Installation view of a collage from Caroline Picard, Divining Transhuman Space, 2013, at D Gallery.
This review focuses on three small galleries with that potential. Coincidentally, all are currently showing artworks that also present the possibility of transformation/transportation. These works, in these spaces, open up worlds beyond the scope of the standard gallery.
Divining Transhuman Space: Caroline Picard at D Gallery
623 South Wabash Street, Suite 717D
11/8-12/31, open by appointment
D Gallery is located in the office of Philip von Zweck, the Academic Manager for the Art + Design Department at Columbia College Chicago. The current exhibition features the work of Caroline Picard, an artist, writer, curator and all-around arts activist. According to the show’s statement, “…Caroline Picard installs a series of visual models, notes and computations in an effort to trace the transformative animal potential in art and space.” The work on hand consists of a take-away zine, “Wherecoyote: an alternate account of what took place between joseph beuys & the coyote”; two framed illustrations loosely depicting animals; and four 3-D collages.
Picard’s work blurs lines, formal, aesthetic, and psychological. Geometric forms merge into unconstrained fields of color, while a detached animal nose is promoted as an object “for all ages.” One collage suggests both a pinball machine and a topographical map of a garden, both highly orchestrated but sliding into chaos. Another, jagged, with cones, blocks, and a mushroom cloud reaching off the plane of the work itself, points to the unconstrained cycle of nuclear fission.
Installation view of a collage from Caroline Picard, Divining Transhuman Space, 2013, at D Gallery.

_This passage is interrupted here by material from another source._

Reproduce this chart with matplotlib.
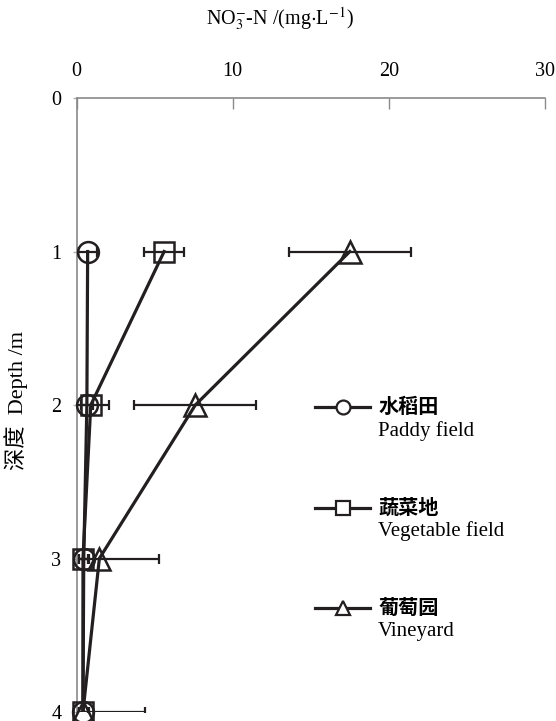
import matplotlib
matplotlib.use('Agg')
import matplotlib.pyplot as plt
import numpy as np

plt.rcParams['font.family'] = ['Liberation Serif', 'Noto Sans CJK SC']
plt.rcParams['mathtext.fontset'] = 'stix'

# Data (NO3-N, mg/L) by depth
depth = [1, 2, 3, 4]
paddy = [0.7, 0.65, 0.45, 0.4]
paddy_err = [0.6, 0.4, 0.3, 0.3]
vegetable = [5.6, 0.9, 0.4, 0.4]
vegetable_err = [1.3, 1.2, 0.4, 0.4]
vineyard = [17.5, 7.6, 1.45, 0.4]
vineyard_err = [3.9, 3.9, 3.85, 4.0]

names_cn = ['水稻田', '蔬菜地', '葡萄园']
names_en = ['Paddy field', 'Vegetable field', 'Vineyard']
markers = ['o', 's', '^']

ink = '#231f20'
fig = plt.figure(figsize=(5.56, 7.21), dpi=100)
ax = fig.add_axes([0.138, 0.0125, 0.842, 0.8515])

series = [(paddy, paddy_err), (vegetable, vegetable_err), (vineyard, vineyard_err)]
for (vals, err), m in zip(series, markers):
    ax.errorbar(vals, depth, xerr=err, fmt='none', ecolor=ink, elinewidth=1.6,
                capsize=3.5, capthick=1.6, zorder=2)
    ax.plot(vals, depth, '-', color=ink, lw=2.3, zorder=3)
    ax.plot(vals, depth, m, ms=15 if m != '^' else 16, mfc='none', mec=ink,
            mew=1.8, clip_on=False, zorder=4)

ax.set_xlim(0, 30)
ax.set_ylim(4, 0)
ax.xaxis.tick_top()
ax.xaxis.set_label_position('top')
ax.set_xticks([0, 10, 20, 30])
ax.set_yticks([0, 1, 2, 3, 4])
ax.tick_params(axis='x', direction='in', length=8, width=1, color='#8a8a8a',
               labelsize=14.5, pad=12)
ax.tick_params(axis='y', direction='out', length=3, width=1, color='#b0b0b0',
               labelsize=14.5, pad=8)
for s in ['right', 'bottom']:
    ax.spines[s].set_visible(False)
for s in ['left', 'top']:
    ax.spines[s].set_color('#8a8a8a')
    ax.spines[s].set_linewidth(1.2)

xl = ax.set_xlabel(r'NO$_3^{-}$-N /(mg$\cdot$L$^{-1}$)', fontsize=14.5)
xl.set_va('center')
ax.xaxis.set_label_coords(0.434, 1.128)
yl = ax.set_ylabel('深度  Depth /m', fontsize=16)
yl.set_va('center')
ax.yaxis.set_label_coords(-0.13, 0.507)

# legend drawn by hand
leg_y = [0.497, 0.333, 0.170]
en_y = [0.458, 0.295, 0.131]
for yy, ey, m, cn, en in zip(leg_y, en_y, markers, names_cn, names_en):
    ax.plot([0.509, 0.627], [yy, yy], '-', color=ink, lw=2.3,
            transform=ax.transAxes, clip_on=False)
    ax.plot([0.568], [yy], m, ms=10, mfc='white', mec=ink, mew=1.6,
            transform=ax.transAxes, clip_on=False)
    ax.text(0.644, yy, cn, transform=ax.transAxes, fontsize=14.5, fontweight='bold',
            va='center', ha='left', family=['Noto Sans CJK SC'])
    ax.text(0.644, ey, en, transform=ax.transAxes, fontsize=15,
            va='center', ha='left')

fig.savefig('out.png', dpi=100)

Picard’s work is fantastic in the old sense of the word, with hints of the bizarre and uncontrollable and implicit threats abounding. It’s dark in the way of old fairy tales and, often, equal parts winsome, ordered, and disturbing. In some cases Picard draws on expected tropes, as in an illustration of a human seemingly crossed with a horse (according to von Zweck, a YouTube reference). In more dynamic pieces, such as the nuclear collage, she takes a marker of scientific modernity and uses it to undermine the idea of stability at its foundation.

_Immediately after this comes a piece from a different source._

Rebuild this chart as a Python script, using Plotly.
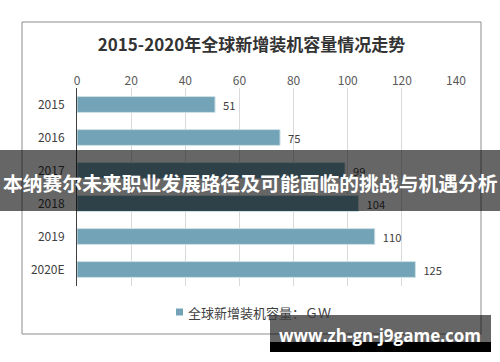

The zine, “Wherecoyote”, pairs these aesthetic strategies with an extended narrative. Joseph Beuys, his soul fractured, searches for the missing shard and tries to catch it within a coyote. He spends several days lost in hallucinogenic rituals in a cheap motel with the animal. His attempts end badly. Stylistically the zine (and much of Picard’s additional work) is similar to artist and musician C.F. (Christopher Fourges). Is it too much to hope for a collaboration?
D Gallery is small enough that the work forces itself on the viewer, square enough that the angular collages break up the plain walls like stained glass in a convent’s walls or stale jelly on bright, white teeth. It’s the perfect size for disruption.

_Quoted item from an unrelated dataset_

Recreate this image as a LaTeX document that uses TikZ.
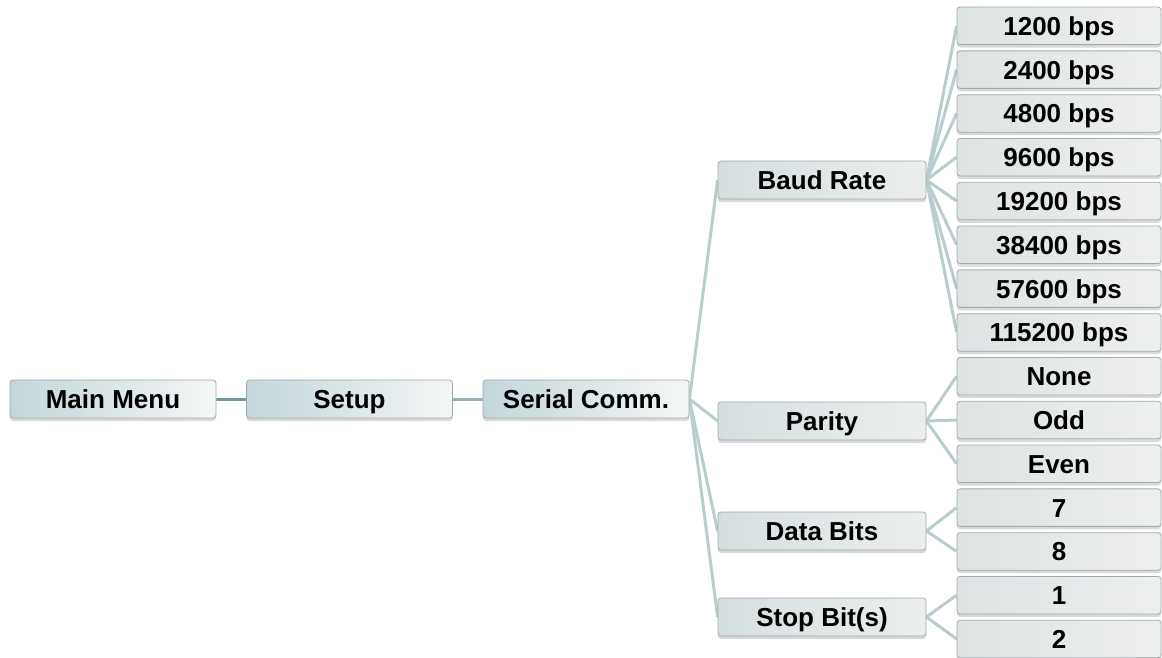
\documentclass[tikz,border=0pt]{standalone}
\usepackage{fontspec}
\setmainfont{Liberation Sans}
\usetikzlibrary{shadows}
\definecolor{linklight}{RGB}{186,205,206}
\definecolor{linkdark}{RGB}{112,152,157}
\definecolor{linkmid}{RGB}{150,180,184}
\definecolor{boxedge}{RGB}{160,170,171}
\definecolor{topleft}{RGB}{196,214,218}
\definecolor{topright}{RGB}{244,246,246}
\definecolor{subleft}{RGB}{214,223,224}
\definecolor{subright}{RGB}{236,238,238}
\definecolor{leafleft}{RGB}{222,227,228}
\definecolor{leafright}{RGB}{238,239,239}
\pgfdeclarelayer{bg}
\pgfsetlayers{bg,main}
\tikzset{
  basebox/.style={draw=boxedge, line width=0.8pt, rounded corners=3pt, inner sep=0pt,
    minimum height=38pt, font=\fontsize{26}{30}\selectfont\bfseries, text=black,
    text height=19pt, text depth=0pt,
    drop shadow={shadow xshift=0pt, shadow yshift=-3pt, opacity=0.25, fill=black!60}},
  topbox/.style={basebox, minimum width=206pt, left color=topleft, right color=topright},
  subbox/.style={basebox, minimum width=208pt, left color=subleft, right color=subright},
  leafbox/.style={basebox, minimum width=204pt, minimum height=37.5pt, left color=leafleft, right color=leafright},
  link/.style={draw=linklight, line width=3pt},
}
\begin{document}
\begin{tikzpicture}[x=1pt,y=-1pt]
\useasboundingbox (0,0) rectangle (1162,657);
% top row
\node[topbox] (main) at (113,399) {Main Menu};
\node[topbox] (setup) at (349.5,399) {Setup};
\node[topbox] (serial) at (586,399) {Serial Comm.};
% level 3
\node[subbox] (baud) at (822,180) {Baud Rate};
\node[subbox] (parity) at (822,421) {Parity};
\node[subbox] (data) at (822,531) {Data Bits};
\node[subbox] (stop) at (822,617) {Stop Bit(s)};
% leaves
\node[leafbox] (b1) at (1059,25.8) {1200 bps};
\node[leafbox] (b2) at (1059,69.6) {2400 bps};
\node[leafbox] (b3) at (1059,113.4) {4800 bps};
\node[leafbox] (b4) at (1059,157.2) {9600 bps};
\node[leafbox] (b5) at (1059,201) {19200 bps};
\node[leafbox] (b6) at (1059,244.8) {38400 bps};
\node[leafbox] (b7) at (1059,288.6) {57600 bps};
\node[leafbox] (b8) at (1059,332.4) {115200 bps};
\node[leafbox] (p1) at (1059,376.2) {None};
\node[leafbox] (p2) at (1059,420) {Odd};
\node[leafbox] (p3) at (1059,463.8) {Even};
\node[leafbox] (d1) at (1059,507.6) {7};
\node[leafbox] (d2) at (1059,551.4) {8};
\node[leafbox] (s1) at (1059,595.2) {1};
\node[leafbox] (s2) at (1059,639) {2};
\begin{pgfonlayer}{bg}
\draw[draw=linkdark, line width=3pt] (main.east) -- (setup.west);
\draw[draw=linkmid, line width=3pt] (setup.east) -- (serial.west);
\foreach \c in {baud,parity,data,stop}
  \draw[link] (serial.east) -- (\c.west);
\foreach \c in {b1,b2,b3,b4,b5,b6,b7,b8}
  \draw[link] (baud.east) -- (\c.west);
\foreach \c in {p1,p2,p3}
  \draw[link] (parity.east) -- (\c.west);
\foreach \c in {d1,d2}
  \draw[link] (data.east) -- (\c.west);
\foreach \c in {s1,s2}
  \draw[link] (stop.east) -- (\c.west);
\end{pgfonlayer}
\end{tikzpicture}
\end{document}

Don’t Breathe Too Much: Erin Washington at Kirk’s Apartment
2251 West Cornelia Avenue, Apartment 2
11/9-12/1, open by appointment
Kirk Faber and Erin Washington at the opening of Don’t Breathe Too Much.
Kirk’s Apartment is one of the more venerable apartment galleries in Chicago—unfortunately Erin Washington’s exhibition is the venue’s penultimate show (the final one will be Diego Leclery’s this December). Kirk’s Apartment is run by Kirk Faber, an artist who graduated from SAIC’s BFA program in 2012, and the exhibition space consists primarily of the living room of his Roscoe Village apartment. The work on hand for Don’t Breathe Too Much comprises four pieces: an installation, an acrylic/chalk piece, a video, and a sculptural object.
Washington is a 2011 MFA graduate from SAIC, and the acrylic/chalk piece, Perfect Brothers, is a signature project of her practice: a word is written, erased, and rewritten or replaced on a chalkboard over an extended period. This particular iteration, in a nod to the synchronicity of Felix Gonzales-Torres’ Untitled (Perfect Lovers), features two chalk boards with a pair of words, one written by Kirk Faber and one by his brother Cullen according to guidelines supplied by the Washington. The final words—“yes” and “ok”—were agreed on by both brothers. Other versions of the project have appeared in a number of exhibitions, and the final results are dependably engaging.
The other three artworks use futuristic tropes to describe classic themes, the future environment they suggest closer to yesterday’s tomorrows than to contemporary visions of 2099. The installation piece—golden space blankets covering the walls of the living room, reflecting heat and lowering cell phone signals—recalls the 1970s. It’s a strange mix: part disco, part Solaris, part Danaë’s room after her seduction by Zeus in the form of a shower of gold. Nostalgic, anxiety-inducing, and just a bit tragic.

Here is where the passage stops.